§ REQUIRED WORK: Gather all lines from the material that contain "this".

§ DATA BLOCK:
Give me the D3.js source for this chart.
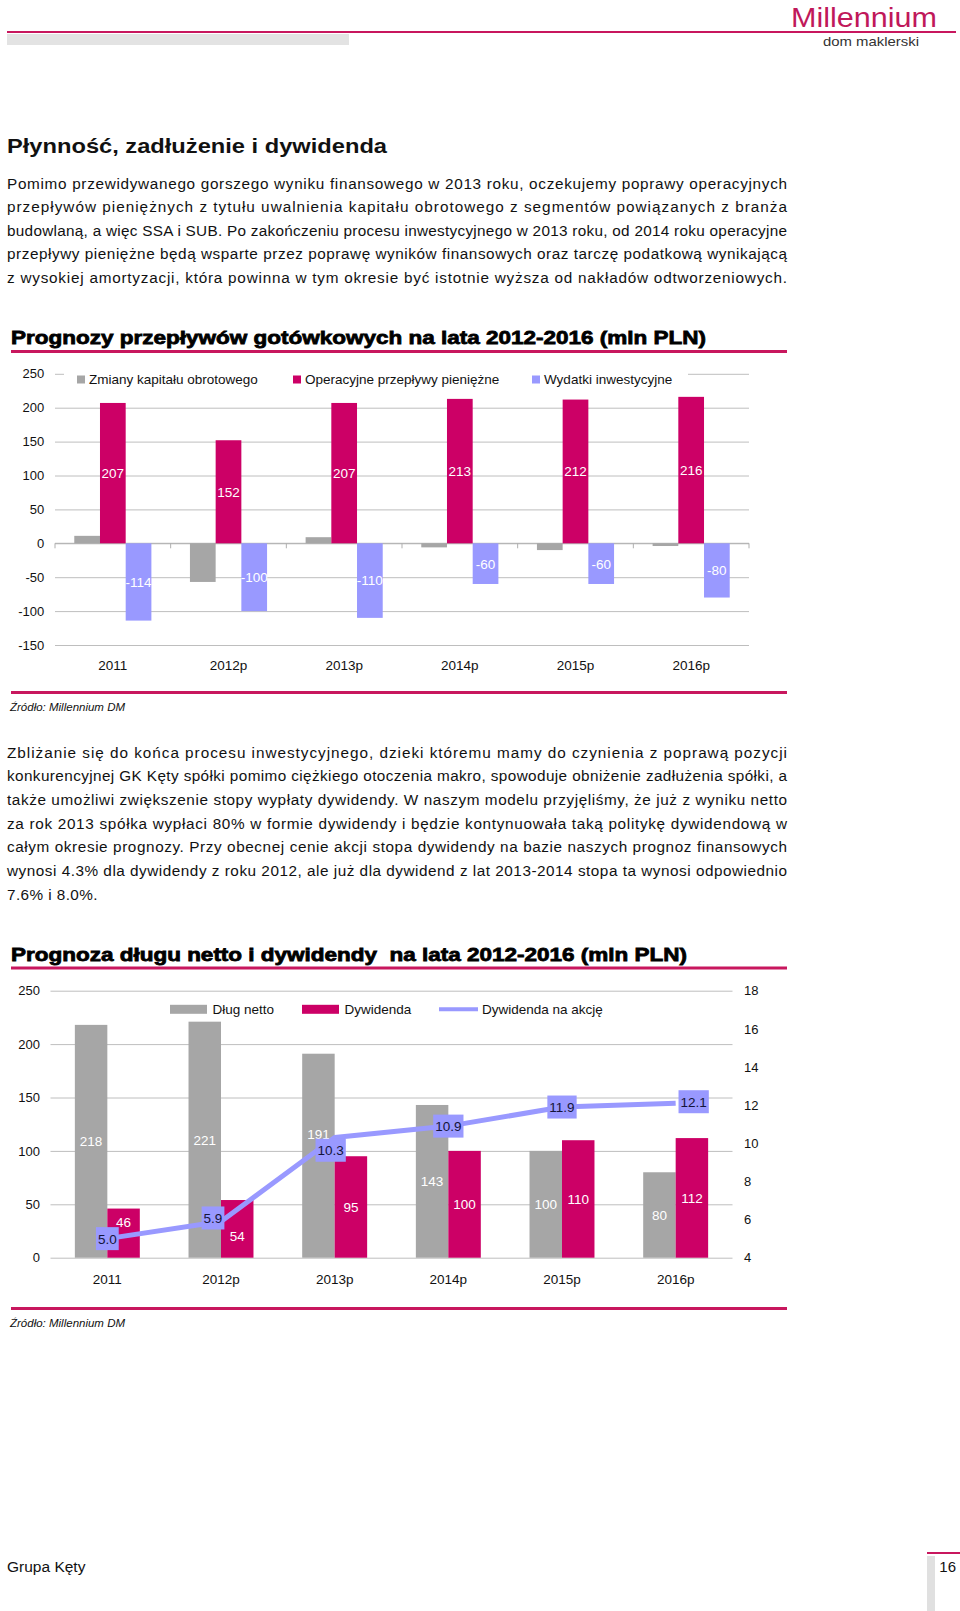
<!DOCTYPE html>
<html><head><meta charset="utf-8">
<script src="https://cdn.jsdelivr.net/npm/d3@7"></script>
<style>
html,body{margin:0;padding:0;background:#fff;}
svg{display:block;}
text{font-family:"Liberation Sans", Arial, sans-serif;}
</style></head><body>
<svg id="page" width="960" height="1611"></svg>
<script>
// ---------- DATA ----------
const cfCategories = ["2011", "2012p", "2013p", "2014p", "2015p", "2016p"];
const cfSeriesNames = ["Zmiany kapitału obrotowego", "Operacyjne przepływy pieniężne", "Wydatki inwestycyjne"];
const cfWorkingCapital = [11, -57, 9, -6, -10, -4];
const cfOperating = [207, 152, 207, 213, 212, 216];
const cfCapex = [-114, -100, -110, -60, -60, -80];
const cfYTicks = [-150, -100, -50, 0, 50, 100, 150, 200, 250];

const dvCategories = ["2011", "2012p", "2013p", "2014p", "2015p", "2016p"];
const dvSeriesNames = ["Dług netto", "Dywidenda", "Dywidenda na akcję"];
const dvNetDebt = [218, 221, 191, 143, 100, 80];
const dvDividend = [46, 54, 95, 100, 110, 112];
const dvDps = [5.0, 5.9, 10.3, 10.9, 11.9, 12.1];
const dvYLeftTicks = [0, 50, 100, 150, 200, 250];
const dvYRightTicks = [4, 6, 8, 10, 12, 14, 16, 18];

const para1 = [
  "Pomimo przewidywanego gorszego wyniku finansowego w 2013 roku, oczekujemy poprawy operacyjnych",
  "przepływów pieniężnych z tytułu uwalnienia kapitału obrotowego z segmentów powiązanych z branża",
  "budowlaną, a więc SSA i SUB.  Po zakończeniu procesu inwestycyjnego w 2013 roku, od 2014 roku operacyjne",
  "przepływy pieniężne będą wsparte przez poprawę wyników finansowych oraz tarczę podatkową wynikającą",
  "z wysokiej amortyzacji, która powinna w tym okresie być istotnie wyższa od nakładów odtworzeniowych."
];
const para2 = [
  "Zbliżanie się do końca procesu inwestycyjnego, dzieki któremu mamy do czynienia z poprawą pozycji",
  "konkurencyjnej GK Kęty spółki pomimo ciężkiego otoczenia makro, spowoduje obniżenie zadłużenia spółki, a",
  "także umożliwi zwiększenie stopy wypłaty dywidendy. W naszym modelu przyjęliśmy, że już z wyniku netto",
  "za rok 2013 spółka wypłaci 80% w formie dywidendy i będzie kontynuowała taką politykę dywidendową w",
  "całym okresie prognozy. Przy obecnej cenie akcji stopa dywidendy na bazie naszych prognoz finansowych",
  "wynosi 4.3% dla dywidendy z roku 2012, ale już dla dywidend z lat 2013-2014 stopa ta wynosi odpowiednio",
  "7.6% i 8.0%."
];

// ---------- STYLE / LAYOUT ----------
const MAG = "#CC0066", GRAY = "#A6A6A6", BLUE = "#9999FF", GRID = "#BEBEBE", RULE = "#C8175E";
const FONT = '"Liberation Sans", Arial, sans-serif';
const plainFmt = d => String(d);
// label nudges (px) to mirror the manually placed labels in the original
const dvBarLabelNudge = { netDebt: [0, 0, -22, 0, 0, 0], dividend: [-11, 7, 0, 0, 0, 0] };
const dvDpsLabelNudge = [[0, 0], [-8, -3.5], [-4, 12.7], [0, 0], [0, 0], [18, -1.5]];

const svg = d3.select("#page");
svg.append("rect").attr("width", 960).attr("height", 1611).attr("fill", "#fff");

// ---------- HEADER ----------
svg.append("line").attr("x1", 7).attr("x2", 956).attr("y1", 32).attr("y2", 32)
  .attr("stroke", RULE).attr("stroke-width", 2);
svg.append("rect").attr("x", 7).attr("y", 34).attr("width", 342).attr("height", 11).attr("fill", "#E3E3E3");
svg.append("text").attr("x", 791).attr("y", 26.5).attr("font-size", 28).attr("fill", "#C0185A")
  .attr("textLength", 146).attr("lengthAdjust", "spacingAndGlyphs").text("Millennium");
svg.append("text").attr("x", 823).attr("y", 46).attr("font-size", 13).attr("fill", "#333")
  .attr("textLength", 96).attr("lengthAdjust", "spacingAndGlyphs").text("dom maklerski");

// ---------- TEXT ----------
svg.append("text").attr("x", 7).attr("y", 152.5).attr("font-size", 21).attr("font-weight", "bold")
  .attr("fill", "#111").attr("textLength", 380).attr("lengthAdjust", "spacingAndGlyphs")
  .text("Płynność, zadłużenie i dywidenda");

function paragraph(lines, y0, lastWidth) {
  lines.forEach((ln, i) => {
    const t = svg.append("text").attr("x", 7).attr("y", y0 + i * 23.64 + 5.5)
      .attr("font-size", 15.3).attr("fill", "#111").text(ln.replace(/\s+/g, " "));
    const w = (i === lines.length - 1 && lastWidth) ? lastWidth : 780;
    t.attr("textLength", w).attr("lengthAdjust", "spacing");
  });
}
paragraph(para1, 183, 780);
paragraph(para2, 752.3, 90.5);

function chartTitle(txt, yc, width) {
  svg.append("text").attr("x", 11).attr("y", yc + 7).attr("font-size", 19).attr("font-weight", "bold")
    .attr("fill", "#000").attr("stroke", "#000").attr("stroke-width", 0.8)
    .attr("textLength", width).attr("lengthAdjust", "spacingAndGlyphs")
    .style("white-space", "pre").text(txt);
}
function rule(y) {
  svg.append("line").attr("x1", 11).attr("x2", 787).attr("y1", y).attr("y2", y)
    .attr("stroke", RULE).attr("stroke-width", 3);
}
function source(y) {
  svg.append("text").attr("x", 10).attr("y", y + 4).attr("font-size", 11.5).attr("font-style", "italic")
    .attr("fill", "#111").text("Źródło: Millennium DM");
}

// ---------- CHART 1 ----------
chartTitle("Prognozy przepływów gotówkowych na lata 2012-2016 (mln PLN)", 337, 695);
rule(351.5);
{
  const g = svg.append("g");
  const x = d3.scaleBand().domain(cfCategories).range([55, 749]);
  const s = d3.scaleBand().domain(cfSeriesNames).range([0, x.bandwidth()]).paddingOuter(0.75);
  const y = d3.scaleLinear().domain([-150, 250]).range([645, 373.8]);

  const ya = g.append("g").attr("transform", "translate(55,0)")
    .call(d3.axisLeft(y).tickValues(cfYTicks).tickSize(-694).tickPadding(10.7).tickFormat(plainFmt));
  ya.select(".domain").remove();
  ya.selectAll("line").attr("stroke", GRID);
  ya.selectAll("text").attr("font-size", 13).attr("font-family", FONT).attr("fill", "#111");

  // zero axis with category boundary ticks
  g.append("line").attr("x1", 55).attr("x2", 749).attr("y1", y(0)).attr("y2", y(0)).attr("stroke", "#AFAFAF");
  const bounds = cfCategories.map(c => x(c)).concat([x(cfCategories[cfCategories.length - 1]) + x.bandwidth()]);
  g.selectAll("line.bt").data(bounds).join("line").attr("class", "bt")
    .attr("x1", d => d).attr("x2", d => d).attr("y1", y(0)).attr("y2", y(0) + 5).attr("stroke", "#AFAFAF");

  const series = [
    { name: cfSeriesNames[0], vals: cfWorkingCapital, color: GRAY, label: false },
    { name: cfSeriesNames[1], vals: cfOperating, color: MAG, label: true },
    { name: cfSeriesNames[2], vals: cfCapex, color: BLUE, label: true }
  ];
  series.forEach(se => {
    const data = cfCategories.map((c, i) => ({ c, v: se.vals[i] }));
    g.selectAll(null).data(data).join("rect")
      .attr("x", d => x(d.c) + s(se.name)).attr("width", s.bandwidth())
      .attr("y", d => Math.min(y(d.v), y(0))).attr("height", d => Math.abs(y(d.v) - y(0)))
      .attr("fill", se.color);
  });
  series.filter(se => se.label).forEach(se => {
    const data = cfCategories.map((c, i) => ({ c, v: se.vals[i] }));
    g.selectAll(null).data(data).join("text")
      .attr("x", d => x(d.c) + s(se.name) + s.bandwidth() / 2)
      .attr("y", d => (y(d.v) + y(0)) / 2).attr("dy", "0.36em")
      .attr("text-anchor", "middle").attr("font-size", 13.5).attr("fill", "#fff").text(d => String(d.v));
  });

  const xa = g.append("g").attr("transform", `translate(0,${y(-150)})`)
    .call(d3.axisBottom(x).tickSize(0).tickPadding(15.3));
  xa.select(".domain").remove();
  xa.selectAll("text").attr("font-size", 13.5).attr("font-family", FONT).attr("fill", "#111");

  // legend
  g.append("rect").attr("x", 64).attr("y", 366).attr("width", 624).attr("height", 26).attr("fill", "#fff");
  const lx = [77, 293, 532];
  const lg = g.selectAll("g.leg").data(series).join("g").attr("class", "leg")
    .attr("transform", (d, i) => `translate(${lx[i]},379.5)`);
  lg.append("rect").attr("x", 0).attr("y", -4).attr("width", 8).attr("height", 8).attr("fill", d => d.color);
  lg.append("text").attr("x", 12).attr("dy", "0.36em").attr("font-size", 13.5).attr("fill", "#111").text(d => d.name);
}
rule(692.5);
source(707);

// ---------- CHART 2 ----------
chartTitle("Prognoza długu netto i dywidendy  na lata 2012-2016 (mln PLN)", 953.5, 676);
rule(968);
{
  const g = svg.append("g");
  const x = d3.scaleBand().domain(dvCategories).range([50.5, 732.5]);
  const s = d3.scaleBand().domain(dvSeriesNames.slice(0, 2)).range([0, x.bandwidth()]).paddingOuter(0.75);
  const y = d3.scaleLinear().domain([0, 250]).range([1257.7, 990.7]);
  const yr = d3.scaleLinear().domain([4, 18]).range([1257.7, 990.7]);

  const ya = g.append("g").attr("transform", "translate(50.5,0)")
    .call(d3.axisLeft(y).tickValues(dvYLeftTicks).tickSize(-682).tickPadding(10.5).tickFormat(plainFmt));
  ya.select(".domain").remove();
  ya.selectAll("line").attr("stroke", GRID);
  ya.selectAll("text").attr("font-size", 13).attr("font-family", FONT).attr("fill", "#111");

  const yra = g.append("g").attr("transform", "translate(732.5,0)")
    .call(d3.axisRight(yr).tickValues(dvYRightTicks).tickSize(0).tickPadding(11.5).tickFormat(plainFmt));
  yra.select(".domain").remove();
  yra.selectAll("text").attr("font-size", 13).attr("font-family", FONT).attr("fill", "#111");

  const bars = [
    { key: "netDebt", name: dvSeriesNames[0], vals: dvNetDebt, color: GRAY },
    { key: "dividend", name: dvSeriesNames[1], vals: dvDividend, color: MAG }
  ];
  bars.forEach(se => {
    const data = dvCategories.map((c, i) => ({ c, v: se.vals[i] }));
    g.selectAll(null).data(data).join("rect")
      .attr("x", d => x(d.c) + s(se.name)).attr("width", s.bandwidth())
      .attr("y", d => y(d.v)).attr("height", d => y(0) - y(d.v)).attr("fill", se.color);
  });
  bars.forEach(se => {
    const data = dvCategories.map((c, i) => ({ c, v: se.vals[i], n: dvBarLabelNudge[se.key][i] }));
    g.selectAll(null).data(data).join("text")
      .attr("x", d => x(d.c) + s(se.name) + s.bandwidth() / 2)
      .attr("y", d => (y(d.v) + y(0)) / 2 + d.n).attr("dy", "0.36em")
      .attr("text-anchor", "middle").attr("font-size", 13.5).attr("fill", "#fff").text(d => String(d.v));
  });

  const cx = c => x(c) + x.bandwidth() / 2;
  const pts = dvCategories.map((c, i) => ({ c, v: dvDps[i], i }));
  g.append("path").datum(pts)
    .attr("d", d3.line().x(d => cx(d.c)).y(d => yr(d.v)))
    .attr("fill", "none").attr("stroke", BLUE).attr("stroke-width", 5).attr("stroke-linejoin", "round");

  const lab = g.selectAll("g.dps").data(pts).join("g").attr("class", "dps")
    .attr("transform", d => `translate(${cx(d.c) + dvDpsLabelNudge[d.i][0]},${yr(d.v) + dvDpsLabelNudge[d.i][1]})`);
  lab.append("rect").attr("fill", BLUE);
  lab.append("text").attr("text-anchor", "middle").attr("dy", "0.36em").attr("font-size", 13.5)
    .attr("fill", "#14143a").text(d => d3.format(".1f")(d.v));
  lab.each(function () {
    const t = d3.select(this).select("text").node();
    const w = t.getComputedTextLength() + 4;
    d3.select(this).select("rect").attr("x", -w / 2).attr("y", -11.5).attr("width", w).attr("height", 23);
  });

  const xa = g.append("g").attr("transform", `translate(0,${y(0)})`)
    .call(d3.axisBottom(x).tickSize(0).tickPadding(16.6));
  xa.select(".domain").remove();
  xa.selectAll("text").attr("font-size", 13.5).attr("font-family", FONT).attr("fill", "#111");

  // legend
  const lx = [170, 302, 439];
  const lg = g.selectAll("g.leg2").data(dvSeriesNames).join("g").attr("class", "leg2")
    .attr("transform", (d, i) => `translate(${lx[i]},1009.3)`);
  lg.each(function (d, i) {
    const gg = d3.select(this);
    if (i < 2) gg.append("rect").attr("x", 0).attr("y", -4.5).attr("width", 37).attr("height", 9)
      .attr("fill", i === 0 ? GRAY : MAG);
    else gg.append("line").attr("x1", 0).attr("x2", 39).attr("y1", 0).attr("y2", 0)
      .attr("stroke", BLUE).attr("stroke-width", 4);
  });
  lg.append("text").attr("x", (d, i) => i < 2 ? 42.5 : 43).attr("dy", "0.36em")
    .attr("font-size", 13.5).attr("fill", "#111").text(d => d);
}
rule(1308.4);
source(1323);

// ---------- FOOTER ----------
svg.append("text").attr("x", 7).attr("y", 1571.5).attr("font-size", 15.5).attr("fill", "#111").text("Grupa Kęty");
svg.append("line").attr("x1", 927).attr("x2", 960).attr("y1", 1553).attr("y2", 1553).attr("stroke", RULE).attr("stroke-width", 2);
svg.append("rect").attr("x", 927).attr("y", 1556).attr("width", 8).attr("height", 55).attr("fill", "#E0E0E0");
svg.append("text").attr("x", 956).attr("y", 1571.5).attr("font-size", 15).attr("text-anchor", "end").attr("fill", "#111").text("16");
</script>
</body></html>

§ RESPONSE TO THE TASK:
Give me the D3.js source for this chart.
    const t = d3.select(this).select("text").node();
    d3.select(this).select("rect").attr("x", -w / 2).attr("y", -11.5).attr("width", w).attr("height", 23);
    const gg = d3.select(this);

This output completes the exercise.